Mitte Februar wollten die Antikörper-Forscher eigentlich noch mit Patientenproben aus China in die Studien einsteigen. Mitte März lag der Fokus von Hust und seinem Team dann schon auf Patientenmaterial aus Italien. „Aktuell ändert sich immer wieder alles. Seit zwei Wochen nutzen wir nun erste Proben aus der Region Braunschweig“, berichtet der Professor weiter. Der hierfür notwendige Ethikantrag war innerhalb von sechs Stunden genehmigt – dankenswerterweise, denn damit können die Wissenschaftler die zeitfressenden Logistikprobleme an den innereuropäischen Grenzen umgehen. Auch Forschungsschritte, die zunächst mit dem ATAC-Partner in der Schweiz geplant waren, verlegte das deutsche Team kurzerhand in die eigene Region an das Braunschweiger Helmholtz-Zentrum für Infektionsforschung. Der Improvisationszwang unter Zeitdruck reißt nicht ab.
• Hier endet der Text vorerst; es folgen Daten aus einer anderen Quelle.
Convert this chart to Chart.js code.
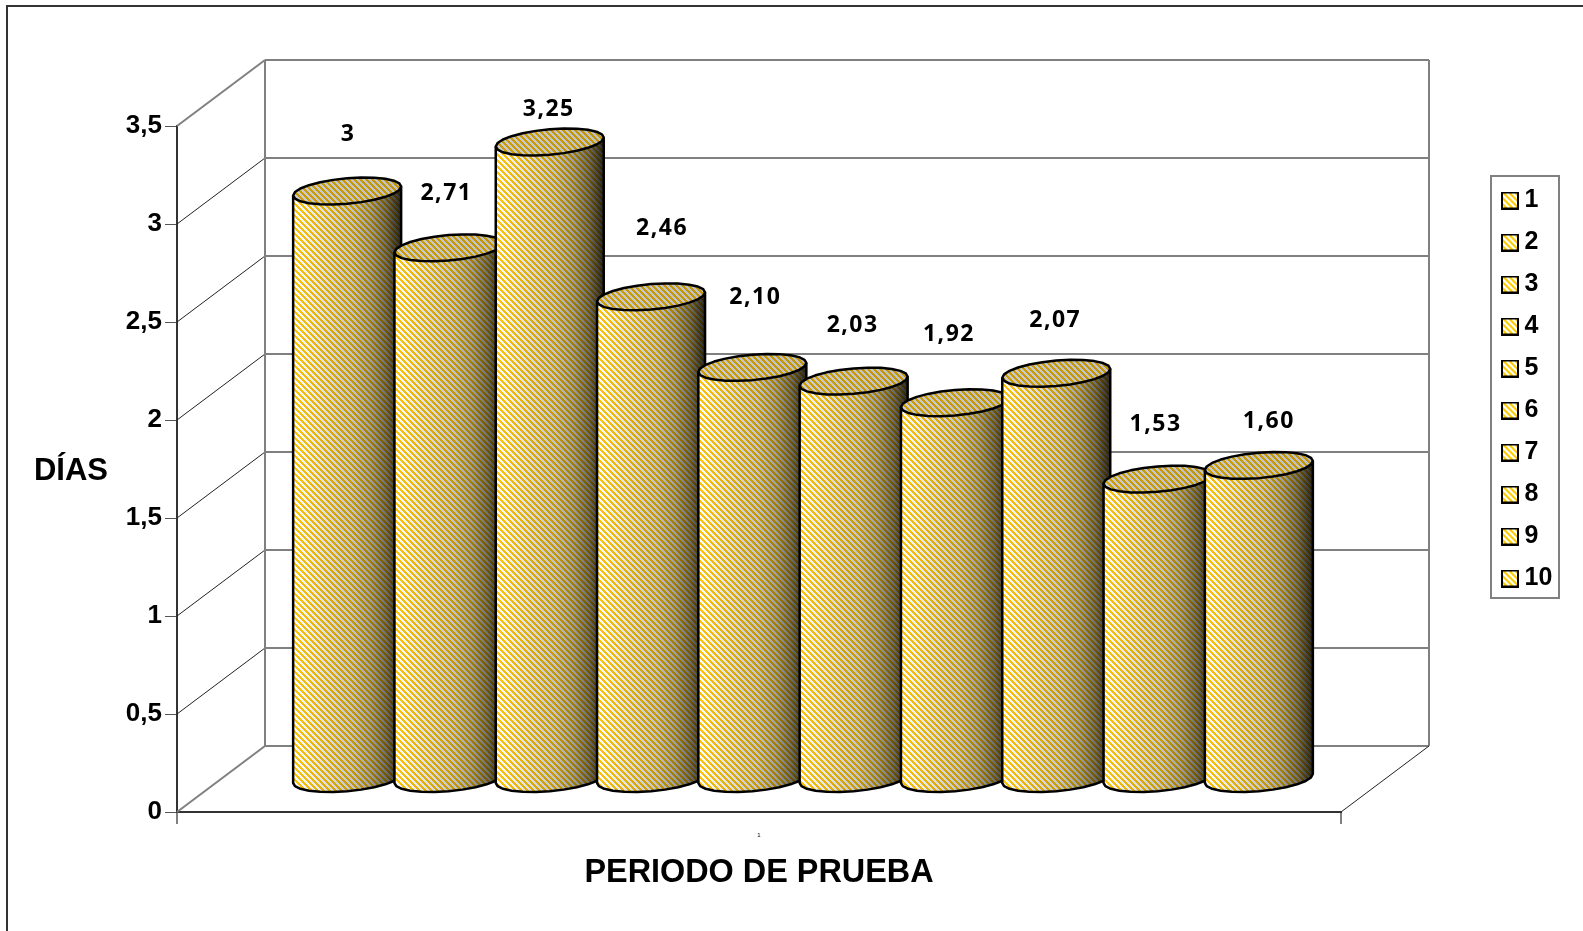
<!DOCTYPE html>
<html lang="es">
<head>
<meta charset="utf-8">
<title>Periodo de prueba</title>
<style>
  html, body { margin: 0; padding: 0; background: #fff; }
  canvas { display: block; }
</style>
<script src="https://cdn.jsdelivr.net/npm/chart.js@4/dist/chart.umd.js"></script>
</head>
<body>
<canvas id="chart" width="1583" height="931"></canvas>
<script>
// Chart data
const categories = ['1'];
const seriesNames = ['1', '2', '3', '4', '5', '6', '7', '8', '9', '10'];
const seriesValues = [3, 2.71, 3.25, 2.46, 2.10, 2.03, 1.92, 2.07, 1.53, 1.60];
const valueLabels = ['3', '2,71', '3,25', '2,46', '2,10', '2,03', '1,92', '2,07', '1,53', '1,60'];

// Hand placement of each value label relative to its cylinder
const labelShiftX = [1, -2, -1, 11, 3, -1, -6, -1, -2, 10];
const labelShiftY = [-57, -54, -33, -68, -70, -56, -68, -53, -55, -44];

// Oblique projection of the depth axis
const DEPTH_X = 88;
const DEPTH_Y = -66;

// Skew and height of a cylinder's rim
const RIM_SKEW = 18;
const RIM_RISE = 13.5;

// Diagonal hatch tile, `colour` on transparent or on a solid ground
function hatch(colour, ground, period, band) {
  const tile = document.createElement('canvas');
  tile.width = tile.height = period;
  const c = tile.getContext('2d');
  if (ground) { c.fillStyle = ground; c.fillRect(0, 0, period, period); }
  c.fillStyle = colour;
  for (let y = 0; y < period; y++) {
    for (let x = 0; x < period; x++) {
      if (((x - y) % period + period) % period < band) c.fillRect(x, y, 1, 1);
    }
  }
  return tile;
}

const pageCtx = document.getElementById('chart').getContext('2d');
const stripeFill = pageCtx.createPattern(hatch('#ffc60a', null, 6, 3), 'repeat');
const swatchFill = pageCtx.createPattern(hatch('#ffcc00', '#ffffff', 6, 3), 'repeat');

// Legend marker: hatched square with a black outline
function buildSwatch() {
  const s = document.createElement('canvas');
  s.width = s.height = 18;
  const c = s.getContext('2d');
  c.fillStyle = swatchFill;
  c.fillRect(1, 1, 16, 16);
  c.strokeStyle = '#000';
  c.lineWidth = 2;
  c.strokeRect(1, 1, 16, 16);
  return s;
}

// Point on the rim of a cylinder lying in the oblique plane
function rim(cx, cy, a, t) {
  return [cx + a * Math.cos(t) + RIM_SKEW * Math.sin(t), cy - RIM_RISE * Math.sin(t)];
}

function tracePoints(ctx, pts) {
  ctx.beginPath();
  pts.forEach((p, i) => (i ? ctx.lineTo(p[0], p[1]) : ctx.moveTo(p[0], p[1])));
}

function fillShaded(ctx, pts, ground) {
  ctx.save();
  tracePoints(ctx, pts);
  ctx.closePath();
  ctx.fillStyle = ground;
  ctx.fill();
  ctx.clip();
  ctx.globalCompositeOperation = 'multiply';
  ctx.fillStyle = stripeFill;
  ctx.fillRect(0, 0, 1583, 931);
  ctx.restore();
}

function drawCylinder(ctx, bar) {
  const half = bar.width / 2;
  const a = Math.sqrt(half * half - RIM_SKEW * RIM_SKEW);
  const cx = bar.x + DEPTH_X / 2;
  const topY = bar.y + DEPTH_Y / 2;
  const baseY = bar.base + DEPTH_Y / 2;
  const t0 = Math.atan2(RIM_SKEW, a);
  const facets = 24;

  const frontArc = (cy) => {
    const pts = [];
    for (let i = 0; i <= facets / 2; i++) pts.push(rim(cx, cy, a, t0 + Math.PI + (i / (facets / 2)) * Math.PI));
    return pts;
  };
  const full = [];
  for (let i = 0; i < facets; i++) full.push(rim(cx, topY, a, t0 + (i / facets) * 2 * Math.PI));

  const topFront = frontArc(topY);
  const baseFront = frontArc(baseY);
  const outline = [topFront[0], ...baseFront, topFront[topFront.length - 1]];

  const side = ctx.createLinearGradient(cx - half, 0, cx + half, 0);
  side.addColorStop(0, '#ffffff');
  side.addColorStop(0.3, '#e0e0e0');
  side.addColorStop(0.55, '#c4c4c4');
  side.addColorStop(0.72, '#a0a0a0');
  side.addColorStop(0.87, '#6c6c6c');
  side.addColorStop(1, '#2a2a2a');
  fillShaded(ctx, outline, side);

  ctx.strokeStyle = '#000';
  ctx.lineWidth = 2.5;
  ctx.lineJoin = 'round';
  tracePoints(ctx, outline);
  ctx.stroke();

  const cap = ctx.createLinearGradient(cx - half, 0, cx + half, 0);
  cap.addColorStop(0, '#cccccc');
  cap.addColorStop(1, '#c0c0c0');
  fillShaded(ctx, full, cap);
  tracePoints(ctx, full);
  ctx.closePath();
  ctx.stroke();
}

function strokeLine(ctx, x1, y1, x2, y2, colour, width) {
  ctx.beginPath();
  ctx.moveTo(x1, y1);
  ctx.lineTo(x2, y2);
  ctx.strokeStyle = colour;
  ctx.lineWidth = width;
  ctx.stroke();
}

// Outer frame, walls of the 3D box, legend box and axis caption
const scenery = {
  id: 'scenery',
  afterLayout(chart) {
    chart.legend.left = 1491;
    chart.legend.right = 1559;
    chart.legend.top = 171;
  },
  beforeDraw(chart) {
    const ctx = chart.ctx;
    ctx.save();
    ctx.fillStyle = '#fff';
    ctx.fillRect(0, 0, chart.width, chart.height);
    strokeLine(ctx, 7, 6, 7, 931, '#333', 2);
    strokeLine(ctx, 6, 6, 1583, 6, '#333', 2);

    ctx.strokeStyle = '#808080';
    ctx.lineWidth = 2;
    ctx.strokeRect(1491, 176, 68, 422);
    ctx.fillStyle = '#000';
    ctx.font = 'bold 31px "Liberation Sans"';
    ctx.textAlign = 'center';
    ctx.textBaseline = 'middle';
    ctx.fillText('DÍAS', 71, 471);
    ctx.restore();
  },
  beforeDatasetsDraw(chart) {
    const ctx = chart.ctx;
    const { left, right, top, bottom } = chart.chartArea;
    const y = chart.scales.y;
    ctx.save();
    y.ticks.forEach((tick) => {
      const py = y.getPixelForValue(tick.value);
      const outer = py === top || py === bottom;
      strokeLine(ctx, left, py, left + DEPTH_X, py + DEPTH_Y, outer ? '#808080' : '#222', outer ? 2 : 1);
      strokeLine(ctx, left + DEPTH_X, py + DEPTH_Y, right + DEPTH_X, py + DEPTH_Y, '#808080', 2);
    });
    strokeLine(ctx, left + DEPTH_X, top + DEPTH_Y, left + DEPTH_X, bottom + DEPTH_Y, '#808080', 2);
    strokeLine(ctx, right + DEPTH_X, top + DEPTH_Y, right + DEPTH_X, bottom + DEPTH_Y, '#808080', 2);
    strokeLine(ctx, right, bottom, right + DEPTH_X, bottom + DEPTH_Y, '#222', 1);

    // Later series sit in front of earlier ones
    chart.data.datasets.forEach((_, i) => drawCylinder(ctx, chart.getDatasetMeta(i).data[0]));

    ctx.fillStyle = '#000';
    ctx.font = 'bold 23px "Open Sans"';
    ctx.letterSpacing = '1.5px';
    ctx.textAlign = 'center';
    ctx.textBaseline = 'middle';
    chart.data.datasets.forEach((_, i) => {
      const bar = chart.getDatasetMeta(i).data[0];
      ctx.fillText(
        valueLabels[i],
        bar.x + DEPTH_X / 2 + labelShiftX[i],
        bar.y + DEPTH_Y / 2 + labelShiftY[i]
      );
    });
    ctx.restore();
    return false;
  }
};

new Chart(pageCtx, {
  type: 'bar',
  data: {
    labels: categories,
    datasets: seriesNames.map((name, i) => ({
      label: name,
      data: [seriesValues[i]],
      backgroundColor: swatchFill,
      borderColor: '#000',
      borderWidth: 2,
      categoryPercentage: 0.8703,
      barPercentage: 1.066
    }))
  },
  plugins: [scenery],
  options: {
    responsive: false,
    animation: false,
    layout: { padding: { left: 0, top: 126, right: 242, bottom: 0 } },
    plugins: {
      tooltip: { enabled: false },
      legend: {
        position: 'chartArea',
        align: 'start',
        labels: {
          usePointStyle: true,
          pointStyle: buildSwatch(),
          pointStyleWidth: 4,
          padding: 17,
          color: '#000',
          font: { family: '"Liberation Sans"', weight: 'bold', size: 25 }
        }
      }
    },
    scales: {
      x: {
        afterFit(scale) { scale.height = 119; },
        grid: { drawOnChartArea: false, tickLength: 12, color: '#808080', lineWidth: 2 },
        border: { color: '#333', width: 2 },
        ticks: { padding: 8, color: '#000', font: { family: '"Liberation Sans"', size: 6 } },
        title: {
          display: true,
          text: 'PERIODO DE PRUEBA',
          color: '#000',
          padding: { top: 0, bottom: 38 },
          font: { family: '"Liberation Sans"', weight: 'bold', size: 32.4 }
        }
      },
      y: {
        min: 0,
        max: 3.5,
        afterFit(scale) { scale.width = 177; },
        grid: { drawOnChartArea: false, tickLength: 12, color: '#555', lineWidth: 1 },
        border: { color: '#333', width: 2 },
        ticks: {
          stepSize: 0.5,
          padding: 3,
          color: '#000',
          font: { family: '"Liberation Sans"', weight: 'bold', size: 26 },
          callback: (value) => String(value).replace('.', ',')
        }
      }
    }
  }
});
</script>
</body>
</html>
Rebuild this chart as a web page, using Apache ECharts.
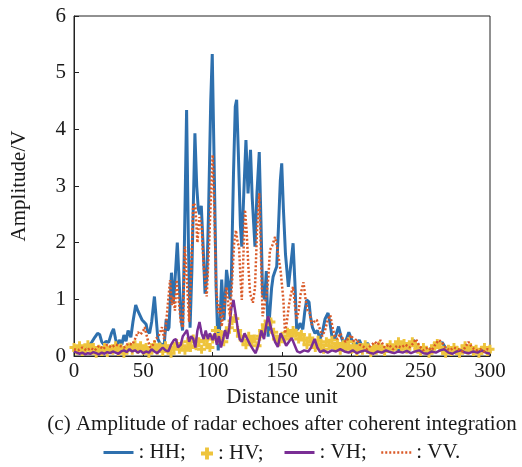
<!DOCTYPE html>
<html><head><meta charset="utf-8">
<script src="https://cdn.jsdelivr.net/npm/echarts@6/dist/echarts.min.js"></script>
<style>html,body{margin:0;padding:0;background:#fff}#c{width:522px;height:467px}</style>
</head><body><div id="c"></div>
<script>
// Distance unit / amplitude (V) samples
const hhX = [0,3,6,9,11,13,15,17,18.5,20,21.5,23,25,27,28.5,30,31,33,34.5,36,37.5,39,41,42.5,44.5,46,47.5,49,50.5,52,53,54.5,56,58,59.5,60.5,62,63.5,65,66.5,67.5,68.5,70.3,71.5,72.5,74.5,75.5,77,78.3,79.5,81.2,82.5,83.7,85,87.2,88.5,89.6,90.6,91.8,93,94.5,95.8,97,98.6,99.7,101,102.5,104,105.3,106.5,107.5,108.2,110,111.2,112.5,113.5,115,116.3,117.3,118.5,120,121,122.5,124,125.5,127.3,128.5,130.5,132,133.6,134.8,136,137.5,138.7,140,141.2,142.5,143.6,145,146.2,147.5,148.8,149.8,151,152.5,154.6,156.3,158,159.3,160.6,162,163,165,166.5,167.8,169.5,170.5,172,173.8,175.5,177.4,179,181,183.2,184.5,186,188,190.8,192.5,194.5,196.5,198.2,200,202,204,205.8,207.5,209.5,211.5,213.5,216,219,222,225,228,231,234,237,240,243,245,247,250,253,256,259,262,265.5,268,271,274,277,280,283,286,289,292,295,298,300];
const hhY = [0.08,0.1,0.07,0.12,0.19,0.25,0.33,0.4,0.38,0.25,0.2,0.26,0.24,0.4,0.48,0.3,0.2,0.28,0.2,0.37,0.26,0.45,0.33,0.6,0.9,0.8,0.72,0.64,0.6,0.56,0.44,0.4,0.6,1.05,0.6,0.3,0.22,0.2,0.18,0.65,0.45,0.5,1.47,0.93,1.2,2.0,1.5,0.7,0.45,1.8,4.34,2.0,0.5,1.5,3.93,3.0,2.6,2.5,2.65,2.0,1.1,1.4,2.5,4.5,5.33,3.5,1.2,0.1,0.6,1.35,0.9,0.63,1.52,1.3,1.0,1.4,3.2,4.4,4.52,3.6,2.3,1.93,2.9,3.81,2.87,3.64,2.8,1.93,2.9,3.6,2.4,1.1,1.0,1.5,0.34,0.76,1.2,1.4,1.5,1.58,2.3,3.1,3.4,2.6,1.8,1.22,1.6,1.99,1.3,0.46,0.5,0.58,0.47,0.8,0.99,0.95,0.7,0.5,0.4,0.45,0.3,0.4,0.65,0.76,0.6,0.35,0.3,0.52,0.35,0.22,0.3,0.42,0.3,0.2,0.22,0.28,0.18,0.15,0.23,0.14,0.12,0.18,0.1,0.15,0.12,0.16,0.1,0.14,0.12,0.2,0.28,0.18,0.1,0.14,0.1,0.18,0.16,0.24,0.14,0.08,0.12,0.08,0.1,0.14,0.08,0.12,0.06,0.1,0.08,0.15];

const vvX = [0,3,6,9,12,15,18,21,24,27,30,33,36,39,42,44,46,48,50,51,53,55,57,59,61,63.5,65,66.5,68,69.3,70.5,71.6,72.8,74,75.5,77,78.5,80,81.5,83,84.5,86,87.5,89,90.5,92,93.5,94.5,95.7,97.5,99,100,101.2,102.5,104,105.3,106.5,108.5,110,111.3,112.5,114,115.5,116.8,118,119,120,121,122.2,123.3,124.5,125.7,127,129,130.5,132,133.6,134.8,136,137.5,139,140.2,141.3,143,145,146.3,147.5,149,151,152.2,153.5,155,156.5,158,159.3,160.6,162,163.5,165.5,167,168.5,170,171.5,173,175,177,179,181,183,184.8,186.5,188,190,192,194,196,198,200,202,204,206,208,211,214,217,219,221,224,227,230,233,236,239,242,244.5,246.5,249,252,255,258,260.5,263,265,268,271,274,277,280,282,284.5,287,290,293,296,298,300];
const vvY = [0.12,0.1,0.15,0.1,0.14,0.1,0.18,0.12,0.2,0.15,0.2,0.18,0.15,0.22,0.2,0.3,0.42,0.38,0.45,0.51,0.3,0.15,0.2,0.3,0.35,0.51,0.3,0.6,1.0,1.34,0.9,1.05,0.8,1.34,1.0,0.6,0.5,1.93,1.3,0.6,1.5,2.7,2.65,2.0,2.45,2.3,1.6,1.57,1.05,2.0,3.0,3.55,2.6,1.2,0.76,0.9,0.52,0.9,1.22,0.9,0.7,1.3,2.0,2.22,2.0,1.93,1.4,0.99,1.8,2.58,2.2,1.6,1.1,0.94,1.2,2.2,2.87,1.8,0.7,0.9,1.1,1.4,1.87,1.95,2.1,1.95,1.93,1.5,0.99,0.4,0.6,0.9,1.1,1.22,0.9,0.64,0.8,1.1,1.3,1.0,0.8,0.76,0.55,0.6,0.64,0.5,0.35,0.45,0.64,0.72,0.5,0.35,0.3,0.4,0.3,0.25,0.32,0.37,0.25,0.3,0.2,0.18,0.12,0.18,0.25,0.2,0.28,0.15,0.2,0.12,0.18,0.15,0.2,0.15,0.22,0.3,0.18,0.1,0.15,0.1,0.2,0.28,0.25,0.15,0.1,0.15,0.12,0.08,0.15,0.25,0.15,0.1,0.12,0.08,0.12,0.1];

const vhX = [0,2,4,6,8,10,12,14,16,18,20,22,24,26,28,30,32,34,36,38,40,42,44,46,48,50,52,54,56,58,60,62,64,66,68,70,72,73.5,75,77,78.5,80,81.5,83,84.5,86,87.5,89,90.5,92,93.5,95,96.5,98,100,101.5,103,104.5,106,107.5,109,110.5,112,113.5,115,116.5,118,119.5,121,123,125,127,129,131,133,135,137,139,140,141.5,143,145,147,149,151,153,155,157,159,161,163,166,169,171,173.5,175.5,177.5,180,183,186,189,192,195,198,201,204,207,210,213,216,219,222,225,228,231,234,237,240,243,246,249,252,255,258,261,264,267,270,273,276,279,282,285,288,291,294,297,300];
const vhY = [0.08,0.06,0.04,0.06,0.03,0.05,0.04,0.07,0.05,0.03,0.06,0.04,0.07,0.05,0.08,0.06,0.04,0.08,0.1,0.07,0.12,0.08,0.1,0.06,0.09,0.05,0.08,0.06,0.12,0.08,0.05,0.1,0.15,0.1,0.08,0.2,0.28,0.3,0.15,0.2,0.35,0.4,0.46,0.25,0.35,0.3,0.15,0.45,0.6,0.4,0.3,0.45,0.3,0.4,0.28,0.4,0.2,0.35,0.15,0.3,0.46,0.3,0.5,0.85,0.99,0.75,0.5,0.3,0.25,0.4,0.3,0.2,0.12,0.05,0.2,0.45,0.3,0.6,0.7,0.55,0.4,0.25,0.16,0.4,0.3,0.18,0.25,0.32,0.2,0.08,0.06,0.1,0.08,0.15,0.3,0.15,0.07,0.1,0.06,0.1,0.08,0.12,0.08,0.06,0.1,0.05,0.08,0.1,0.06,0.04,0.08,0.06,0.1,0.07,0.05,0.08,0.06,0.09,0.05,0.08,0.1,0.05,0.04,0.08,0.06,0.1,0.12,0.06,0.04,0.08,0.1,0.06,0.05,0.08,0.06,0.1,0.06,0.04];

// HV sampled every 2 distance units from 0 to 300
const hvY = [0.15,0.1,0.18,0.08,0.12,0.2,0.1,0.15,0.05,0.12,0.08,0.15,0.06,0.12,0.1,0.18,0.08,0.14,0.05,0.12,0.16,0.1,0.2,0.12,0.18,0.1,0.15,0.05,0.12,0.2,0.1,0.16,0.08,0.18,0.12,0.05,0.15,0.22,0.12,0.18,0.1,0.25,0.15,0.3,0.18,0.25,0.12,0.28,0.2,0.15,0.3,0.45,0.3,0.38,0.25,0.42,0.5,0.62,0.66,0.45,0.35,0.28,0.2,0.35,0.25,0.3,0.18,0.35,0.45,0.55,0.62,0.6,0.42,0.3,0.25,0.35,0.3,0.42,0.35,0.45,0.4,0.3,0.38,0.28,0.2,0.32,0.25,0.15,0.28,0.2,0.12,0.25,0.18,0.28,0.15,0.22,0.1,0.2,0.15,0.25,0.12,0.18,0.08,0.15,0.1,0.2,0.12,0.06,0.15,0.1,0.18,0.12,0.08,0.15,0.2,0.12,0.18,0.25,0.15,0.22,0.12,0.18,0.25,0.2,0.12,0.08,0.15,0.1,0.05,0.12,0.18,0.22,0.15,0.1,0.05,0.12,0.08,0.15,0.1,0.05,0.12,0.18,0.1,0.15,0.08,0.12,0.05,0.1,0.15,0.08,0.12];
const hvStep = 2;

const xTicks = {min:0, max:300, interval:50};
const yTicks = {min:0, max:6, interval:1};
const seriesNames = ['HH','HV','VH','VV'];
const caption = '(c) Amplitude of radar echoes after coherent integration';

const pairs = (xs, ys) => xs.map((x, i) => [x, ys[i]]);
const hhData = pairs(hhX, hhY);
const vvData = pairs(vvX, vvY);
const vhData = pairs(vhX, vhY);
const hvData = hvY.map((v, i) => [i * hvStep, v]);

const FONT = 'Liberation Serif';
const TXT = '#1a1a1a';
const C_HH = '#2E70AE', C_HV = '#EEC43C', C_VH = '#7A2E95', C_VV = '#DA5A28';
const plus = 'path://M2.7,0H5.3V2.7H8V5.3H5.3V8H2.7V5.3H0V2.7H2.7Z';

const chart = echarts.init(document.getElementById('c'), null, {renderer:'canvas'});
const legendBase = {
  top: 442, itemHeight: 14, padding: 0, selectedMode: false,
  textStyle: {fontFamily: FONT, fontSize: 21, color: TXT},
  itemGap: 5
};
const lineLegend = {itemStyle: {opacity: 0}};
chart.setOption({
  animation: false,
  backgroundColor: '#fff',
  grid: {left: 74, top: 16, right: 32, bottom: 111, show: true, borderColor: '#222', borderWidth: 1},
  xAxis: {
    type: 'value', min: xTicks.min, max: xTicks.max, interval: xTicks.interval,
    name: 'Distance unit', nameLocation: 'middle', nameGap: 31,
    nameTextStyle: {fontFamily: FONT, fontSize: 21, color: TXT},
    axisLine: {show: true, lineStyle: {color: '#222', width: 1}},
    axisTick: {show: true, inside: true, length: 4, lineStyle: {color: '#222'}},
    axisLabel: {fontFamily: FONT, fontSize: 21, color: TXT, margin: 5},
    splitLine: {show: false}
  },
  yAxis: {
    type: 'value', min: yTicks.min, max: yTicks.max, interval: yTicks.interval,
    name: 'Amplitude/V', nameLocation: 'middle', nameGap: 44,
    nameTextStyle: {fontFamily: FONT, fontSize: 21, color: TXT},
    axisLine: {show: true, lineStyle: {color: '#222', width: 1}},
    axisTick: {show: true, inside: true, length: 5, lineStyle: {color: '#222'}},
    axisLabel: {fontFamily: FONT, fontSize: 21, color: TXT, margin: 8},
    splitLine: {show: false}
  },
  graphic: [{
    type: 'text', x: 282, y: 424,
    style: {text: caption, fontFamily: FONT, fontSize: 21, fill: TXT, align: 'center', verticalAlign: 'middle'}
  }],
  legend: [
    Object.assign({}, legendBase, lineLegend, {left: 102, itemWidth: 30, lineStyle: {width: 3}, data: ['HH'], formatter: n => ': ' + n + ';'}),
    Object.assign({}, legendBase, {left: 201, itemWidth: 12, itemHeight: 12, top: 443, data: [{name:'HV', icon: plus}], formatter: n => ': ' + n + ';'}),
    Object.assign({}, legendBase, lineLegend, {left: 283, itemWidth: 30, lineStyle: {width: 3}, data: ['VH'], formatter: n => ': ' + n + ';'}),
    Object.assign({}, legendBase, lineLegend, {left: 380, itemWidth: 30, lineStyle: {width: 2.5}, data: ['VV'], formatter: n => ': ' + n + '.'})
  ],
  series: [
    {name: seriesNames[0], type: 'line', data: hhData, symbol: 'none', z: 2,
     lineStyle: {color: C_HH, width: 3}, itemStyle: {color: C_HH}},
    {name: seriesNames[1], type: 'scatter', data: hvData, symbol: plus, symbolSize: 9, z: 3,
     itemStyle: {color: C_HV, opacity: 1}},
    {name: seriesNames[2], type: 'line', data: vhData, symbol: 'none', z: 4,
     lineStyle: {color: C_VH, width: 2.5}, itemStyle: {color: C_VH}},
    {name: seriesNames[3], type: 'line', data: vvData, symbol: 'none', z: 5,
     lineStyle: {color: C_VV, width: 2.5, type: [2, 2]}, itemStyle: {color: C_VV}}
  ]
});
</script>
</body></html>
Vor allem die klinische Studienphase frisst Zeit in der Medikamentenforschung, die im Moment eigentlich nicht da ist. Die Braunschweiger rechnen mit Erfolgen frühestens in einigen Monaten oder einem Jahr. Damit stehen sie nicht allein da. Klinische Studien zu Wirksamkeit und Verträglichkeit sind weltweit noch der Hinkefuß, auch bei der Impfstoffforschung. Um die Zeit zu überbrücken, testen Mediziner in ihrer Not auf den Intensivstationen Medikamente, die für andere Krankheiten zugelassen sind. Auch hierzu sind weltweit gerade zig klinische Studien in Arbeit. Die ersten von ihnen stehen schon als Preprints, also Vorveröffentlichungen, auf den Onlineplattformen der Wissenschaft.
Um der aktuellen Situation gerecht zu werden, startete ResearchGate Anfang April das neue Tool Covid-19 community auf seiner Webseite – Open Science par excellence. Nicht nur, weil erstmals Außenstehende ohne Profil mitverfolgen können, wie Wissenschaftler und Ärzte in diesem Forum über die neuesten Preprints und Befunde zum Coronavirus diskutieren und sich untereinander beraten; die hoch spezialisierte Gemeinschaft bewertet auch offen Dokumente, Daten und Links.
Sofort die Spreu vom Weizen trennen – das ist in Krisenzeiten eine wichtige Abkürzung. Gerade Preprints bergen Risiken, weil niemand sie vor dem Upload auf Herz und Nieren checkt. Im normalen Publikationsbetrieb gibt es ein aufwendiges und langwieriges Gutachterverfahren – das jetzt aber abzuwarten, während sich die Ereignisse in den Kliniken und Labors überschlagen, wäre absurd.